Wie bereits ewähnt gibt es längst nicht alle Software für Linux auch für BSD. Ich habe mal einige gängige Anwendungen durchgeschaut, und es sieht besser aus als ich erwartet habe:
Vorhanden/Lauffähig |
Nicht
Vorhanden/Lauffähig |
Firefox |
Amarok |
Chromium |
Banshee |
Geany |
VMWare |
Exaile |
Clementine |
VLC |
Open/LibreOffice |
Wine |
Virtualbox |
Gimp |
Filezilla |
Rhythmbox |
Anjuta |
Die Liste erhebt natürlich keinen Anspruch auf Vollständigkeit, aber wie man sehen kann sind die meisten Anwendungen durchaus verfügbar. Auch bei den Versionen sind die Entwickler nicht allzu weit hinterher. Gnome ist zwar bisher noch in Version 2, aber z.B. Chromium liegt bereits in Version 15 vor, aktuell 16, Firefox in Version 7, aktuell 8.
Treiber
Treiber sind der große Nachteil von BSD. Zwar sind viele Treiber von Linux portiert worden, trotzdem sieht es bei der Treiberunterstützung gerade von auf Seite der Hersteller weitaus schlechter aus.

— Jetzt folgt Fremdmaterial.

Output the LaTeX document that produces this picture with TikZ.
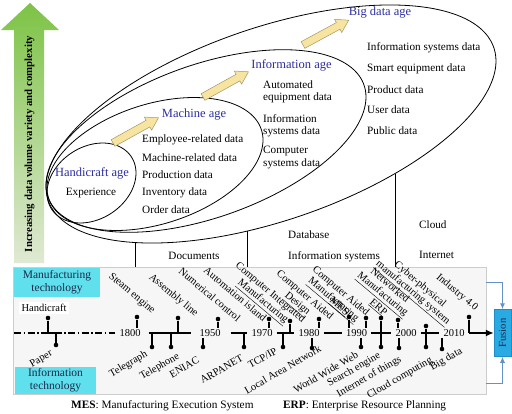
\documentclass[tikz,border=0pt]{standalone}
\usepackage{fontspec}
\setmainfont{Liberation Serif}
\usetikzlibrary{arrows.meta,calc}
\definecolor{ageblue}{RGB}{45,45,160}
\definecolor{cyanbox}{RGB}{96,224,236}
\definecolor{fusionblue}{RGB}{42,170,226}
\definecolor{fusionedge}{RGB}{30,140,200}
\definecolor{linkblue}{RGB}{100,145,200}
\definecolor{darktext}{RGB}{25,40,75}
\definecolor{arrowyellow}{RGB}{246,228,160}
\definecolor{arrowedge}{RGB}{165,150,105}
\definecolor{greentop}{RGB}{125,195,70}
\definecolor{greenbot}{RGB}{224,233,212}
\definecolor{panelfill}{RGB}{246,246,246}
\definecolor{paneledge}{RGB}{205,205,205}
\begin{document}
\begin{tikzpicture}[x=1pt,y=-1pt,
  txt/.style={font=\fontsize{11.2}{13}\selectfont, inner sep=0pt},
  agetitle/.style={font=\fontsize{12.5}{14}\selectfont, text=ageblue, inner sep=0pt},
  tl/.style={font=\fontsize{10.5}{12}\selectfont, inner sep=0pt, rotate=-40},
  bl/.style={font=\fontsize{10.5}{12}\selectfont, inner sep=0pt, rotate=30},
  yr/.style={font=\fontsize{10.5}{12}\selectfont, inner xsep=4pt, inner ysep=1.5pt},
  pin/.style={circle, fill=black, inner sep=0pt, minimum size=4.6pt},
  stem/.style={line width=1.1pt},
  axisline/.style={line width=1.5pt},
  dashdotline/.style={line width=1.2pt, dash pattern=on 7pt off 2.5pt on 1.5pt off 2.5pt},
  ell/.style={line width=0.8pt},
  sep/.style={line width=1pt},
  yarrowstyle/.style={draw=arrowedge, fill=arrowyellow, line width=0.5pt},
  techbox/.style={fill=cyanbox, text=darktext, align=center, font=\fontsize{11.5}{13}\selectfont, inner sep=0pt},
  link/.style={draw=linkblue, line width=1pt, -{Latex[length=6pt,width=5pt]}},
  yarr/.pic={\draw[yarrowstyle] (0,-3.8) -- (40,-3.8) -- (40,-7.5) -- (52,0) -- (40,7.5) -- (40,3.8) -- (0,3.8) -- cycle;},
]
\useasboundingbox (0,0) rectangle (512,413);

% green arrow
\shade[top color=greentop, bottom color=greenbot] (14,263) -- (14,30) -- (1,30) -- (30,3) -- (59,30) -- (44,30) -- (44,263) -- cycle;
\node[rotate=90, font=\bfseries\fontsize{10.8}{12}\selectfont, inner sep=0pt] (gtxt) at (29.5,144) {Increasing data volume variety and complexity};

% ellipses
\draw[ell] plot[smooth cycle, domain=0:357.5, samples=144, variable=\t] ({271+225*cos(\t)}, {124-63*cos(\t)+101*sin(\t)});
\draw[ell] plot[smooth cycle, domain=0:357.5, samples=144, variable=\t] ({206+160*cos(\t)}, {141-44*cos(\t)+80*sin(\t)});
\draw[ell] plot[smooth cycle, domain=0:357.5, samples=144, variable=\t] ({155+108*cos(\t)}, {164-24*cos(\t)+62*sin(\t)});
\draw[ell] plot[smooth cycle, domain=0:357.5, samples=144, variable=\t] ({91.5+44.5*cos(\t)}, {183-10*cos(\t)+38.7*sin(\t)});

% yellow arrows
\pic[rotate=29] (ya1) at (113,143) {yarr};
\pic[rotate=29] (ya2) at (203,97) {yarr};
\pic[rotate=28.5] (ya3) at (303,45) {yarr};

% titles
\node[agetitle] (thand) at (92,173) {Handicraft age};
\node[txt] (exper) at (91,193) {Experience};
\node[agetitle] (tmach) at (194,115) {Machine age};
\node[agetitle] (tinfo) at (291.5,65) {Information age};
\node[agetitle] (tbig) at (380,13) {Big data age};

% machine data
\node[txt, anchor=west] (m1) at (142,140) {Employee-related data};
\node[txt, anchor=west] (m2) at (142,157.5) {Machine-related data};
\node[txt, anchor=west] (m3) at (142,175) {Production data};
\node[txt, anchor=west] (m4) at (142,192.5) {Inventory data};
\node[txt, anchor=west] (m5) at (142,210) {Order data};

% information data
\node[txt, anchor=west] (i1a) at (263,85) {Automated};
\node[txt, anchor=west] (i1b) at (263,97.5) {equipment data};
\node[txt, anchor=west] (i2a) at (263,119) {Information};
\node[txt, anchor=west] (i2b) at (263,131.5) {systems data};
\node[txt, anchor=west] (i3a) at (263,151) {Computer};
\node[txt, anchor=west] (i3b) at (263,164) {systems data};

% big data
\node[txt, anchor=west] (b1) at (367,48) {Information systems data};
\node[txt, anchor=west] (b2) at (367,69) {Smart equipment data};
\node[txt, anchor=west] (b3) at (367,89.5) {Product data};
\node[txt, anchor=west] (b4) at (367,110) {User data};
\node[txt, anchor=west] (b5) at (367,130.5) {Public data};

% timeline panel
\node[draw=paneledge, fill=panelfill, minimum width=473pt, minimum height=127pt, inner sep=0pt, anchor=north west] (panel) at (13,267) {};

% separators
\coordinate (s1) at (135,242.6);
\coordinate (s2) at (247,231);
\coordinate (s3) at (395,173.6);
\draw[sep] (s1) -- (s1 |- panel.north);
\draw[sep] (s2) -- (s2 |- panel.north);
\draw[sep] (s3) -- (s3 |- panel.north);
\node[txt] (docs) at (194,256) {Documents};
\node[txt, anchor=west] (dbase) at (288,235) {Database};
\node[txt, anchor=west] (infsys) at (288,257) {Information systems};
\node[txt, anchor=west] (cloud) at (419,225) {Cloud};
\node[txt, anchor=west] (inet) at (419,255) {Internet};

% tech boxes
\node[techbox, minimum width=86pt, minimum height=29pt] (mtech) at (57,282.5) {Manufacturing\\technology};
\node[techbox, minimum width=81pt, minimum height=27pt] (itech) at (55.5,380.5) {Information\\technology};
\node[fill=white, font=\fontsize{10.5}{12}\selectfont, inner xsep=3pt, inner ysep=2pt] (handi) at (44,308) {Handicraft};

% years
\node[yr] (y1800) at (130,333) {1800};
\node[yr] (y1950) at (210,333) {1950};
\node[yr] (y1970) at (262,333) {1970};
\node[yr] (y1980) at (309,333) {1980};
\node[yr] (y1990) at (356.5,333) {1990};
\node[yr] (y2000) at (406,333) {2000};
\node[yr] (y2010) at (454,333) {2010};

% axis
\coordinate (ax0) at (14,333);
\draw[dashdotline] (ax0) -- (y1800.west);
\draw[axisline, shorten <=4pt, shorten >=4pt] (y1800.east) -- (y1950.west);
\draw[axisline, shorten <=6pt] (y1950.east) -- (y1970.west);
\draw[axisline] (y1970.east) -- (y1980.west);
\draw[axisline] (y1980.east) -- (y1990.west);
\draw[axisline] (y1990.east) -- (y2000.west);
\draw[axisline] (y2000.east) -- (y2010.west);

% fusion
\node[fill=fusionblue, draw=fusionedge, line width=0.5pt, minimum width=17pt, minimum height=47pt, inner sep=0pt] (fusion) at (502.5,333) {};
\node[rotate=90, font=\fontsize{10.5}{12}\selectfont, text=darktext, inner sep=0pt] (fustxt) at (fusion.center) {Fusion};
\coordinate (mfgout) at (486,282);
\coordinate (itout) at (486,383);
\draw[link] (mfgout) -| (fusion.north);
\draw[link] (itout) -| (fusion.south);

% handicraft / paper
\node[pin] (pHandi) at (48,318) {};
\node[pin] (pPaper) at (56,345) {};
\draw[stem] (pHandi) -- ++(0,15) -| (pPaper);

% top pins
\node[pin] (pSteam) at (137,317) {};
\node[pin] (pAssembly) at (178,318) {};
\node[pin] (pNumer) at (218,319) {};
\node[pin] (pAuto) at (269,319) {};
\node[pin] (pCIM) at (290,321) {};
\node[pin] (pCAD) at (319,319) {};
\node[pin] (pMES) at (349,317) {};
\node[pin] (pCAM) at (366,318) {};
\node[pin] (pERP) at (381,318) {};
\node[pin] (pNet) at (398,320) {};
\node[pin] (pCPMS) at (426,326) {};
\node[pin] (pInd) at (469,317) {};
\draw[stem] (pSteam) -- (pSteam |- y1800.north);
\draw[stem] (pAssembly) -- (pAssembly |- y1800.center);
\draw[stem] (pNumer) -- (pNumer |- y1950.north);
\draw[stem] (pAuto) -- (pAuto |- y1970.north);
\draw[stem] (pCIM) -- (pCIM |- y1970.center);
\draw[stem] (pCAD) -- (pCAD |- y1980.north);
\draw[stem] (pMES) -- (pMES |- y1990.north);
\draw[stem] (pCAM) -- (pCAM |- y1990.north);
\draw[stem] (pERP) -- (pERP |- y1990.center);
\draw[stem] (pNet) -- (pNet |- y2000.north);
\draw[stem] (pCPMS) -- (pCPMS |- y2000.center);
\coordinate (i4) at (pInd |- y2010.center);
\draw[stem] (pInd) -- (i4);
\draw[axisline, -{Latex[length=8pt,width=7pt]}] (i4) -- (i4 -| fusion.west);

% bottom pins
\node[pin] (pTelegraph) at (152,347) {};
\node[pin] (pTelephone) at (171,347) {};
\node[pin] (pENIAC) at (203,347) {};
\node[pin] (pARPA) at (244,347) {};
\node[pin] (pTCP) at (283,347) {};
\node[pin] (pLAN) at (312,348) {};
\node[pin] (pWWW) at (361,347) {};
\node[pin] (pSearch) at (381,347) {};
\node[pin] (pIoT) at (399,348) {};
\node[pin] (pCloud) at (426,347) {};
\node[pin] (pBig) at (442,349) {};
\draw[stem] (pTelegraph) -- (pTelegraph |- y1800.center);
\draw[stem] (pTelephone) -- (pTelephone |- y1800.center);
\draw[stem] (pENIAC) -- (pENIAC |- y1950.south);
\draw[stem] (pARPA) -- (pARPA |- y1950.center);
\draw[stem] (pTCP) -- (pTCP |- y1970.center);
\draw[stem] (pLAN) -- (pLAN |- y1980.south);
\draw[stem] (pWWW) -- (pWWW |- y1990.south);
\draw[stem] (pSearch) -- (pSearch |- y1990.center);
\draw[stem] (pIoT) -- (pIoT |- y2000.south);
\draw[stem] (pCloud) -- (pCloud |- y2000.center);
\draw[stem] (pBig) -- (pBig |- y2010.south);

% top labels
\node[tl, anchor=base east] (lSteam) at (152,314) {Steam engine};
\node[tl, anchor=base east] (lAssembly) at (195,317) {Assembly line};
\node[tl, anchor=base east] (lNumer) at (237,322) {Numerical control};
\node[tl, anchor=base east] (lAuto) at (263,322) {Automation island};
\node[tl, anchor=base east] (lCIM1) at (302,323) {Computer Integrated};
\node[tl, anchor=base] (lCIM2) at ($(lCIM1.base)+(-7.1,8.4)$) {\underline{Manufacturing}};
\node[tl, anchor=base east] (lCAD1) at (330,320) {Computer Aided};
\node[tl, anchor=base] (lCAD2) at ($(lCAD1.base)+(-7.1,8.4)$) {\underline{Design}};
\node[tl, anchor=base east] (lMES) at (346,316) {\underline{MES}};
\node[tl, anchor=base east] (lCAM1) at (366,316) {Computer Aided};
\node[tl, anchor=base] (lCAM2) at ($(lCAM1.base)+(-7.1,8.4)$) {\underline{Manufacturing}};
\node[tl, anchor=base east] (lERP) at (384,316) {\underline{ERP}};
\node[tl, anchor=base east] (lNet1) at (406,303) {Networked};
\node[tl, anchor=base] (lNet2) at ($(lNet1.base)+(-7.1,8.4)$) {\underline{Manufacturing}};
\node[tl, anchor=base east] (lCPMS1) at (443,307) {Cyber-physical};
\node[tl, anchor=base] (lCPMS2) at ($(lCPMS1.base)+(-7.1,8.4)$) {\underline{manufacturing system}};
\node[tl, anchor=base east] (lInd) at (475,311) {Industry 4.0};

% bottom labels
\node[bl, anchor=base east] (lPaper) at (53,355) {Paper};
\node[bl, anchor=base east] (lTelegraph) at (148,356) {Telegraph};
\node[bl, anchor=base east] (lTelephone) at (180,358) {Telephone};
\node[bl, anchor=base east] (lENIAC) at (200,362) {ENIAC};
\node[bl, anchor=base east] (lARPA) at (244,360) {ARPANET};
\node[bl, anchor=base east] (lTCP) at (278,353) {TCP/IP};
\node[bl, anchor=base east] (lLAN) at (322,351) {Local Area Network};
\node[bl, anchor=base east] (lWWW) at (359,357) {World Wide Web};
\node[bl, anchor=base east] (lSearch) at (381,357) {Search engine};
\node[bl, anchor=base east] (lIoT) at (402,361) {Internet of things};
\node[bl, anchor=base east] (lCloud) at (433,362) {Cloud computing};
\node[bl, anchor=base east] (lBig) at (463,353) {Big data};

% footer
\node[txt, font=\fontsize{11.3}{13}\selectfont, anchor=west] (fmes) at (71,406) {\textbf{MES}: Manufacturing Execution System};
\node[txt, font=\fontsize{11.3}{13}\selectfont, anchor=west] (ferp) at (283,406) {\textbf{ERP}: Enterprise Resource Planning};
\end{tikzpicture}
\end{document}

Nvidia geht mit gutem Beispiel voran und stellt einen Treiber für FreeBSD bereit, der auch unter PC-BSD laufen dürfte. AMD hingegen bietet keine BSD-Treiber an, weshalb man auf den freien radeon-Treiber zurückgreifen muss – gute 3D-Performance in Spielen kann man folglich vergessen.
In anderen Bereichen gilt das gleiche wie (zumindest vor einigen Jahren noch) unter Linux auch: Vor dem Kauf informieren und generell immer auf Frickelei einstellen.
Konfiguration
Grafische Konfigurationstools sind unter BSD Mangelware. Das könnte daran liegen, dass Linux eher das System ist, dass man auch Anfängern empfiehlt und es deshalb einfach keinen Bedarf gibt. Wer aber mit der Kommandozeile kein Problem hat, wird vermutlich auch unter BSD zurecht kommen, die gewohnte Bash steht auch hier zur Verfügung.
Die Konfiguration ist sogar etwas vereinfacht: So kann man sehr viel über eine einzige Datei anpassen, und zwar die /etc/rc.conf. Dieses bewährte Schema hat übrigens auch Archlinux übernommen.
Fazit
Hier endet nun mein doch recht lang gewordener Test. Insgesamt muss ich sagen, dass mich PC-BSD positiv überrascht hat. Nie hätte ich gedacht, dass Flash unterstützt wird. Auch die einfache Paketverwaltung mit AppCafe gefällt mir sehr gut. Dazu kommt noch die gut gelungene Installation und die recht aktuell gehaltene Software, was das ganze Paket abrundet.
Für mich durchaus eine gute Alternative zu Linux. Zwar kann man nicht sagen, dass das System wirkliche Vorteile bietet, da die Desktopumgebungen und Anwendungen weitgehend dieselben wie unter Linux sind. Auf der anderen Seite gibt es auch keine wirklichen Nachteile. Zumindest so lange wie man nicht mit Treiberproblemen zu kämpfen hat, denn dann kann das eine frustrierende Erfahrung werden. Wenn man aber einen Entwickler von PC-BSD fragen würde, warum er das macht, obwohl es bereits benutzerfreundliche Linux-Distributionen gibt, würde ich nur mit einer Antwort rechnen: Weil es geht.